Referring to programmes available to jobseekers locally, the Minister for Social Protection said 286 spaces are available in 15 Community Employment schemes, while 100 places are available on the Tús scheme in the county.

She also explained that some 142 jobseekers in Co Longford had completed a JobBridge internship to date, with a further 41 currently participating in the programme locally.

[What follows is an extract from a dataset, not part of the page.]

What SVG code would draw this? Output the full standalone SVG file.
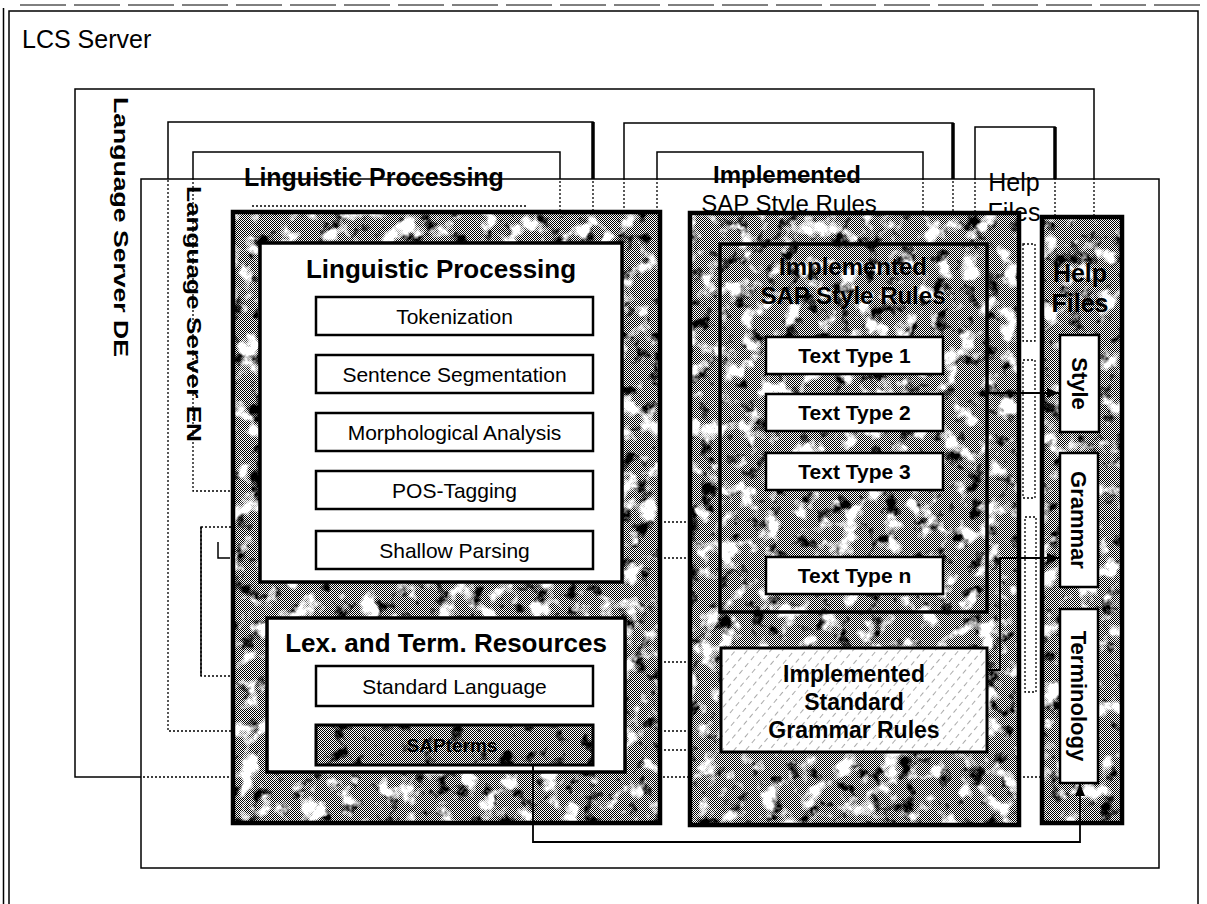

When asked if she thought these figures were disappointing for a county with over 5,700 people on the live register, the Minister responded by saying, “It’s a voluntary scheme which we make available to host organisations. As we speak, there’s a fair number of community and voluntary organisations also beginning to get involved. I would suspect myself that when they start to come through, numbers might go up a bit.” Minister Burton went on to say that, “What we’re finding around Ireland is that in a lot of cases people finish the internship after about four months because they’re actually offered employment.

“Certainly with the new office it’s something we should be able to do [expand the scheme locally].”

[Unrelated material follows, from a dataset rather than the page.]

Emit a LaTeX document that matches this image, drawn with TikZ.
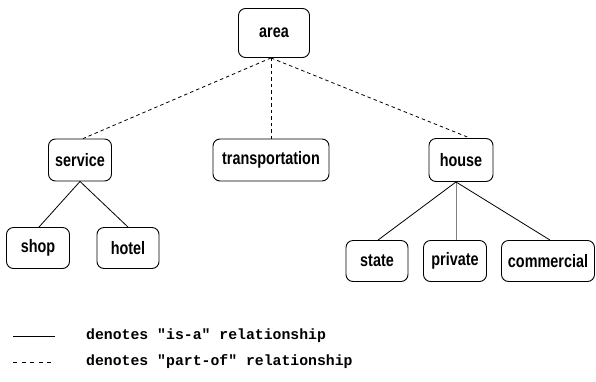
\documentclass[tikz,border=0pt]{standalone}
\usepackage{fontspec}
\setmainfont{Liberation Sans}
\setmonofont{Liberation Mono}
\newfontfamily\conceptfont[FakeStretch=0.8]{Liberation Sans}
\usetikzlibrary{positioning}

\begin{document}
\begin{tikzpicture}[
    x=1pt, y=-1pt,
    every node/.style={font=\conceptfont\fontsize{18}{20}\selectfont\bfseries},
    concept/.style={rectangle, rounded corners=7pt, draw=black, line width=0.9pt,
        minimum width=63pt, minimum height=42pt, inner xsep=6pt, align=center},
    isa/.style={line width=0.8pt},
    partof/.style={line width=0.8pt, dash pattern=on 3.5pt off 3pt},
    legendtext/.style={font=\ttfamily\bfseries\fontsize{14.8}{16}\selectfont,
        anchor=west, inner sep=0pt},
]
\useasboundingbox (0,0) rectangle (596,381);

% --- Root ---
\node[concept, minimum width=71pt, minimum height=49pt] (area) at (274,33) {area};

% --- Parts of area ---
\node[concept] (service) at (80,160) {service};
\node[concept, minimum width=116pt] (transport) at (271,160) {transportation};
\node[concept, minimum width=64pt, minimum height=43pt] (house) at (461,160) {house};

% --- Kinds ---
\node[concept, minimum height=41pt] (shop) at (38,248) {shop};
\node[concept, minimum width=62pt, minimum height=41pt] (hotel) at (128,248) {hotel};
\node[concept, minimum width=62pt, minimum height=41pt] (state) at (377,261) {state};
\node[concept, minimum height=41pt] (private) at (455,261) {private};
\node[concept, minimum width=93pt, minimum height=41pt] (commercial) at (548,261) {commercial};

% --- part-of links ---
\draw[partof] ([xshift=-3pt]area.south) -- ([xshift=3pt]service.north);
\draw[partof] ([xshift=-3pt]area.south) -- (transport.north);
\draw[partof] ([xshift=-3pt]area.south) -- ([xshift=9pt]house.north);

% --- is-a links ---
\draw[isa] (service.south) -- ([xshift=1pt]shop.north);
\draw[isa] (service.south) -- (hotel.north);
\draw[isa] ([xshift=-5pt]house.south) -- ([xshift=1pt]state.north);
\draw[isa, gray] ([xshift=-5pt]house.south) -- ([xshift=1pt]private.north);
\draw[isa] ([xshift=-5pt]house.south) -- ([xshift=2pt]commercial.north);

% --- Legend ---
\coordinate (isaA) at (13,336);
\coordinate (isaB) at (55,336);
\coordinate (partA) at (13,362);
\coordinate (partB) at (55,362);
\draw[isa] (isaA) -- (isaB);
\draw[partof, dash pattern=on 4pt off 4.5pt] (partA) -- (partB);
\node[legendtext] (isatext) at (86,336) {denotes "is-a" relationship};
\node[legendtext] (parttext) at (86,362) {denotes "part-of" relationship};

\end{tikzpicture}
\end{document}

Questioned about the lack of IDA visits to County Longford in recent years, and the knock-on effect it has had for jobseekers in the area, Minister Burton assured she would be taking up the matter with the relevant Government department.

“Certainly, I will bring it up as I do frequently with my colleague, the Minister for Jobs and Enterprise,” she replied. “It is so important that when foreign direct investment comes into Ireland - and we have been very successful at getting our share - and when indigenous Irish enterprises develop, that if they’re taking on one person or 100 people, that people on the live register, who have such a wealth of talent, get an opportunity to pitch for those jobs and to get some of that employment.

“The longer your spell of unemployment lasts, the more difficult it is to get placed, and that’s when you need a stepping-stone to get back to work.”